Repeat, word for word, the line with "Recreate this image" and each one after it to the end. No picture goes into the copy.

(Code that draws figures)
+ + +

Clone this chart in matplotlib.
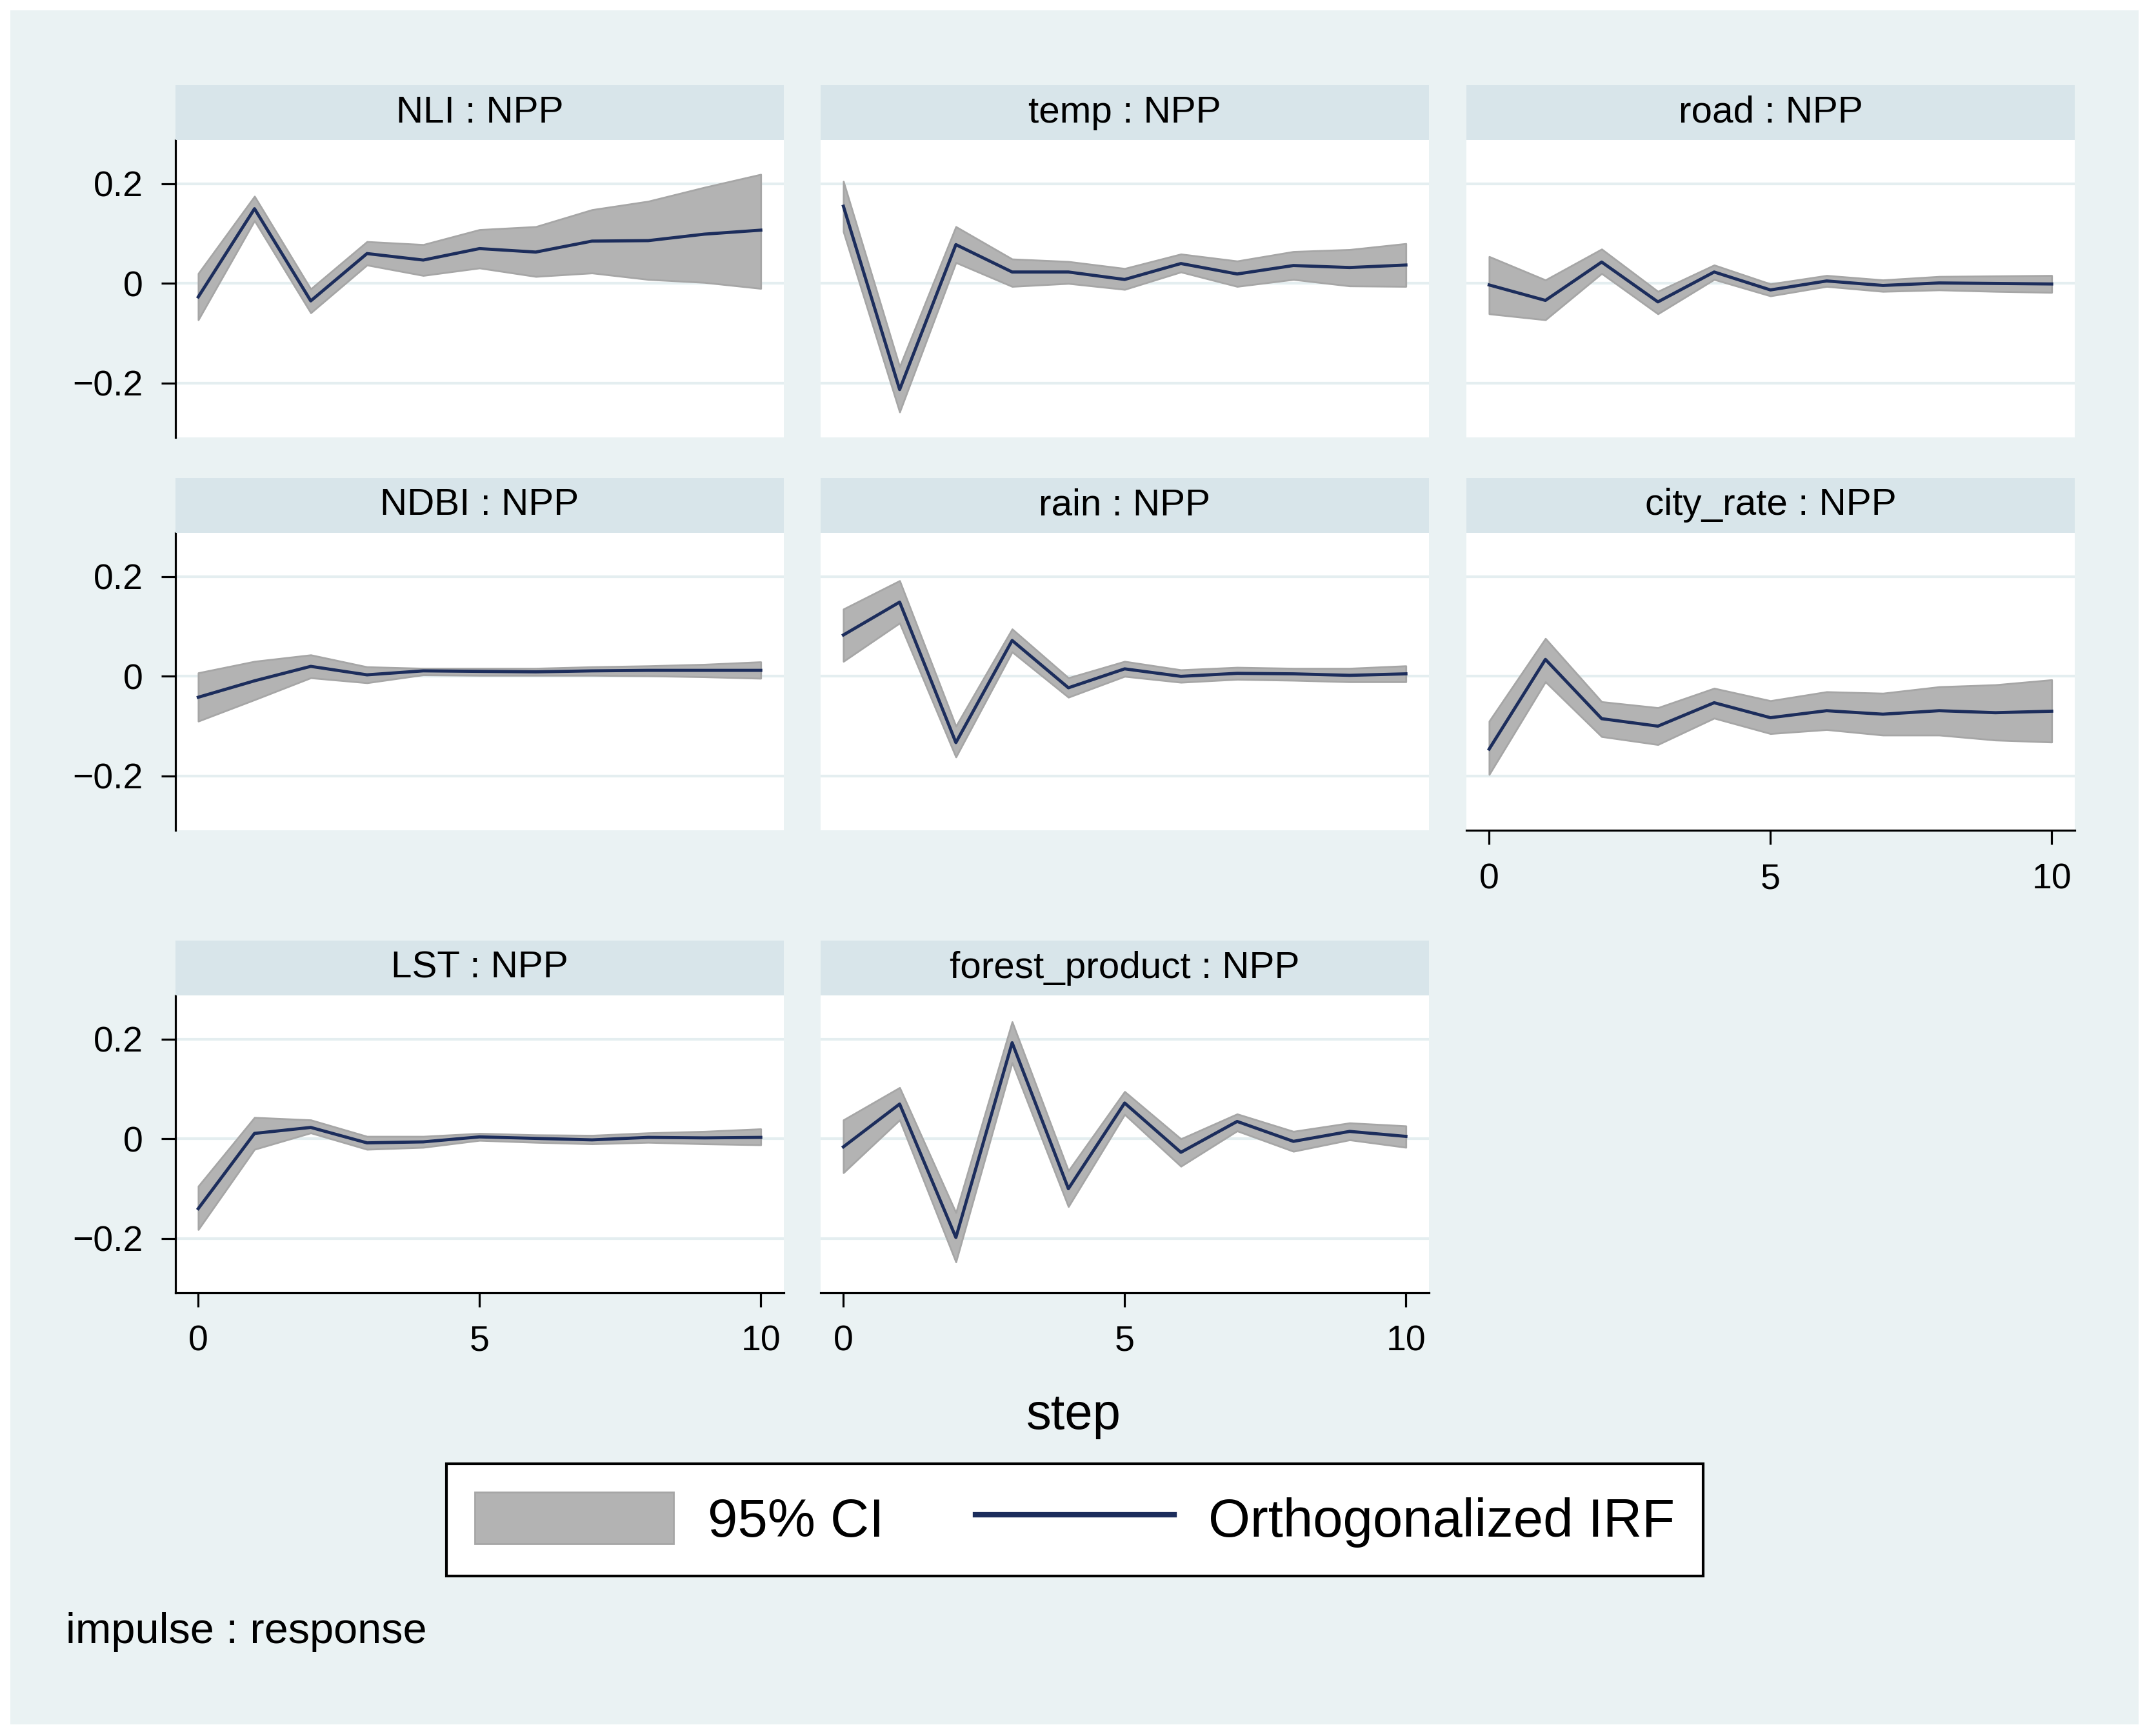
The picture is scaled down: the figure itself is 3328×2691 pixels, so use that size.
import matplotlib
matplotlib.use('Agg')
import matplotlib.pyplot as plt
from matplotlib.patches import Patch, Rectangle
from matplotlib.lines import Line2D

plt.rcParams['font.family'] = ['Liberation Sans', 'DejaVu Sans']

# ---------------- data ----------------
steps = list(range(11))
panel_titles = ["NLI : NPP", "temp : NPP", "road : NPP",
                "NDBI : NPP", "rain : NPP", "city_rate : NPP",
                "LST : NPP", "forest_product : NPP"]

nli_irf = [-0.027, 0.150, -0.035, 0.060, 0.047, 0.070, 0.063, 0.085, 0.086, 0.099, 0.107]
nli_lo  = [-0.073, 0.126, -0.059, 0.037, 0.016, 0.031, 0.014, 0.021, 0.008, 0.002, -0.010]
nli_hi  = [0.020, 0.175, -0.011, 0.084, 0.078, 0.108, 0.114, 0.148, 0.165, 0.193, 0.219]

temp_irf = [0.155, -0.213, 0.078, 0.023, 0.023, 0.008, 0.040, 0.019, 0.036, 0.032, 0.037]
temp_lo  = [0.104, -0.258, 0.042, -0.006, 0.000, -0.012, 0.023, -0.006, 0.008, -0.005, -0.006]
temp_hi  = [0.205, -0.167, 0.114, 0.049, 0.044, 0.030, 0.059, 0.045, 0.064, 0.068, 0.080]

road_irf = [-0.003, -0.034, 0.043, -0.037, 0.023, -0.013, 0.005, -0.004, 0.001, 0.000, -0.001]
road_lo  = [-0.061, -0.073, 0.020, -0.061, 0.008, -0.025, -0.006, -0.016, -0.013, -0.016, -0.018]
road_hi  = [0.054, 0.007, 0.069, -0.016, 0.037, -0.001, 0.016, 0.007, 0.014, 0.015, 0.016]

ndbi_irf = [-0.042, -0.009, 0.020, 0.003, 0.011, 0.010, 0.009, 0.011, 0.012, 0.012, 0.012]
ndbi_lo  = [-0.090, -0.047, -0.003, -0.013, 0.003, 0.002, 0.002, 0.002, 0.001, -0.001, -0.004]
ndbi_hi  = [0.007, 0.030, 0.043, 0.019, 0.016, 0.016, 0.016, 0.019, 0.021, 0.024, 0.029]

rain_irf = [0.083, 0.149, -0.133, 0.072, -0.023, 0.015, 0.000, 0.006, 0.005, 0.002, 0.005]
rain_lo  = [0.030, 0.107, -0.162, 0.049, -0.042, 0.000, -0.012, -0.006, -0.008, -0.011, -0.011]
rain_hi  = [0.135, 0.192, -0.100, 0.095, -0.003, 0.030, 0.013, 0.018, 0.016, 0.016, 0.021]

city_irf = [-0.146, 0.034, -0.085, -0.100, -0.053, -0.083, -0.069, -0.076, -0.069, -0.073, -0.070]
city_lo  = [-0.197, -0.011, -0.121, -0.137, -0.084, -0.115, -0.107, -0.118, -0.118, -0.128, -0.132]
city_hi  = [-0.090, 0.076, -0.051, -0.063, -0.024, -0.049, -0.031, -0.034, -0.021, -0.017, -0.007]

lst_irf = [-0.140, 0.011, 0.023, -0.008, -0.006, 0.004, 0.001, -0.002, 0.003, 0.002, 0.003]
lst_lo  = [-0.182, -0.021, 0.012, -0.021, -0.017, -0.003, -0.007, -0.010, -0.007, -0.010, -0.012]
lst_hi  = [-0.095, 0.043, 0.038, 0.005, 0.005, 0.011, 0.008, 0.007, 0.012, 0.015, 0.020]

forest_irf = [-0.016, 0.070, -0.198, 0.193, -0.100, 0.072, -0.027, 0.035, -0.005, 0.015, 0.005]
forest_lo  = [-0.068, 0.038, -0.247, 0.153, -0.136, 0.049, -0.055, 0.016, -0.025, -0.002, -0.017]
forest_hi  = [0.038, 0.103, -0.148, 0.235, -0.064, 0.095, 0.000, 0.050, 0.015, 0.032, 0.026]

y_ticks = [-0.2, 0, 0.2]
y_ticklabels = ["\u22120.2", "0", "0.2"]
x_ticks = [0, 5, 10]
x_ticklabels = ["0", "5", "10"]

series = [(nli_irf, nli_lo, nli_hi), (temp_irf, temp_lo, temp_hi),
          (road_irf, road_lo, road_hi), (ndbi_irf, ndbi_lo, ndbi_hi),
          (rain_irf, rain_lo, rain_hi), (city_irf, city_lo, city_hi),
          (lst_irf, lst_lo, lst_hi), (forest_irf, forest_lo, forest_hi)]

# ---------------- style ----------------
W, H = 3328, 2691
BG = '#EAF2F3'
STRIP = '#D8E5EA'
GRID = '#E4EEF0'
CI_FILL = '#B3B3B3'
CI_EDGE = '#A6A6A6'
NAVY = '#1C2D5C'

fig = plt.figure(figsize=(W / 100, H / 100), dpi=100, facecolor='white')
fig.patches.append(Rectangle((16 / W, (H - 2673) / H), 3299 / W, 2657 / H,
                             transform=fig.transFigure, facecolor=BG,
                             edgecolor='none', zorder=-1))


def px(l, t, w, h):
    return [l / W, 1 - (t + h) / H, w / W, h / H]


col_left = [272, 1272, 2273]
col_w = 943
plot_top = [217, 826, 1543]
plot_h = 461
strip_top = [132, 741, 1458]
strip_h = 85

bottom_axis = {5, 6, 7}
left_axis = {0, 3, 6}

for i, (title, (irf, lo, hi)) in enumerate(zip(panel_titles, series)):
    r, c = divmod(i, 3)
    ax = fig.add_axes(px(col_left[c], plot_top[r], col_w, plot_h))
    ax.set_facecolor('white')
    ax.fill_between(steps, lo, hi, facecolor=CI_FILL, edgecolor=CI_EDGE,
                    linewidth=2.0, zorder=2)
    ax.plot(steps, irf, color=NAVY, lw=3.5, zorder=3)
    ax.set_xlim(-0.405, 10.41)
    ax.set_ylim(-0.309, 0.288)
    ax.set_yticks(y_ticks)
    ax.set_xticks(x_ticks)
    ax.grid(axis='y', color=GRID, lw=3, zorder=0)
    ax.grid(axis='x', visible=False)
    ax.set_axisbelow(True)
    for s in ax.spines.values():
        s.set_visible(False)
    if i in left_axis:
        ax.spines['left'].set_visible(True)
        ax.spines['left'].set_linewidth(2.3)
        ax.spines['left'].set_color('black')
        ax.set_yticklabels(y_ticklabels)
        ax.tick_params(axis='y', length=16, width=2.3, pad=20, labelsize=40,
                       direction='out', colors='black')
    else:
        ax.tick_params(axis='y', length=0, labelleft=False)
    if i in bottom_axis:
        ax.spines['bottom'].set_visible(True)
        ax.spines['bottom'].set_linewidth(2.3)
        ax.spines['bottom'].set_color('black')
        ax.set_xticklabels(x_ticklabels)
        ax.tick_params(axis='x', length=16, width=2.3, pad=20, labelsize=40,
                       direction='out', colors='black')
    else:
        ax.tick_params(axis='x', length=0, labelbottom=False)

    sax = fig.add_axes(px(col_left[c], strip_top[r], col_w, strip_h))
    sax.set_facecolor(STRIP)
    sax.set_xticks([])
    sax.set_yticks([])
    for s in sax.spines.values():
        s.set_visible(False)
    sax.text(0.5, 0.5, title, ha='center', va='center', fontsize=42,
             transform=sax.transAxes)

fig.text(1664 / W, 1 - 2215 / H, 'step', ha='center', va='baseline', fontsize=56)
fig.text(102 / W, 1 - 2547 / H, 'impulse : response', ha='left',
         va='baseline', fontsize=48)

handles = [Patch(facecolor=CI_FILL, edgecolor=CI_EDGE, linewidth=2),
           Line2D([], [], color=NAVY, lw=6)]
leg = fig.legend(handles, ['95% CI', 'Orthogonalized IRF'], loc='center',
                 bbox_to_anchor=(1666 / W, 1 - 2356 / H), ncol=2, fontsize=60,
                 frameon=True, fancybox=False, edgecolor='black',
                 facecolor='white', framealpha=1, handlelength=3.7,
                 handleheight=1.1, handletextpad=0.63, columnspacing=1.7,
                 borderpad=0.53, borderaxespad=0)
leg.get_frame().set_linewidth(3)

fig.savefig('out.png', dpi=100, facecolor='white')
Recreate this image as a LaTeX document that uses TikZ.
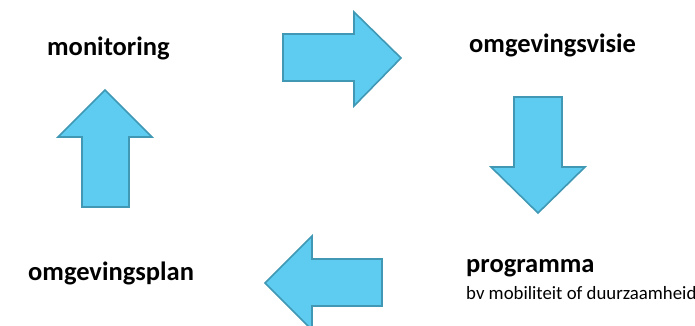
\documentclass[tikz,border=0pt]{standalone}
\usepackage{fontspec}
\setmainfont{Carlito}
\usepackage{xcolor}

\definecolor{pijlblauw}{RGB}{93,204,240}
\definecolor{pijlrand}{RGB}{64,152,180}

\begin{document}
\begin{tikzpicture}[x=1pt,y=-1pt,
    pijl/.style={fill=pijlblauw, draw=pijlrand, line width=1.6pt, line join=miter},
    stap/.style={anchor=base west, inner sep=0pt, font=\fontsize{26.5}{31}\selectfont\bfseries},
    uitleg/.style={anchor=base west, inner sep=0pt, font=\fontsize{18.8}{22}\selectfont}]
            \useasboundingbox (0,0) rectangle (695,325);

            % de vier stappen
            \node[stap]   (monitoring) at (47,55)   {monitoring};
            \node[stap]   (visie)      at (469,52)  {omgevingsvisie};
            \node[stap]   (programma)  at (466,272) {programma};
            \node[uitleg] (voorbeeld)  at (466,299) {bv mobiliteit of duurzaamheid};
            \node[stap]   (plan)       at (28,280)  {omgevingsplan};

            % de pijlen van de cyclus
            \draw[pijl] (283,34) -- (354,34) -- (354,12) -- (401,58) -- (354,106) -- (354,81) -- (283,81) -- cycle;
            \draw[pijl] (514,97) -- (562,97) -- (562,167) -- (585,167) -- (538,213) -- (491,167) -- (514,167) -- cycle;
            \draw[pijl] (382,259) -- (312,259) -- (312,236) -- (265,283) -- (312,330) -- (312,306) -- (382,306) -- cycle;
            \draw[pijl] (82,207) -- (82,137) -- (58,137) -- (105,90) -- (152,137) -- (129,137) -- (129,207) -- cycle;
        \end{tikzpicture}
\end{document}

+ + +

• Exercise response:
Recreate this image as a LaTeX document that uses TikZ.
\documentclass[tikz,border=0pt]{standalone}
\usepackage{fontspec}
\setmainfont{Carlito}
\usepackage{xcolor}

\definecolor{pijlblauw}{RGB}{93,204,240}
\definecolor{pijlrand}{RGB}{64,152,180}

\begin{document}
\begin{tikzpicture}[x=1pt,y=-1pt,
    pijl/.style={fill=pijlblauw, draw=pijlrand, line width=1.6pt, line join=miter},
    stap/.style={anchor=base west, inner sep=0pt, font=\fontsize{26.5}{31}\selectfont\bfseries},
    uitleg/.style={anchor=base west, inner sep=0pt, font=\fontsize{18.8}{22}\selectfont}]
            \useasboundingbox (0,0) rectangle (695,325);

            % de vier stappen
            \node[stap]   (monitoring) at (47,55)   {monitoring};
            \node[stap]   (visie)      at (469,52)  {omgevingsvisie};
            \node[stap]   (programma)  at (466,272) {programma};
            \node[uitleg] (voorbeeld)  at (466,299) {bv mobiliteit of duurzaamheid};
            \node[stap]   (plan)       at (28,280)  {omgevingsplan};

            % de pijlen van de cyclus
            \draw[pijl] (283,34) -- (354,34) -- (354,12) -- (401,58) -- (354,106) -- (354,81) -- (283,81) -- cycle;
            \draw[pijl] (514,97) -- (562,97) -- (562,167) -- (585,167) -- (538,213) -- (491,167) -- (514,167) -- cycle;
            \draw[pijl] (382,259) -- (312,259) -- (312,236) -- (265,283) -- (312,330) -- (312,306) -- (382,306) -- cycle;
            \draw[pijl] (82,207) -- (82,137) -- (58,137) -- (105,90) -- (152,137) -- (129,137) -- (129,207) -- cycle;
        \end{tikzpicture}
\end{document}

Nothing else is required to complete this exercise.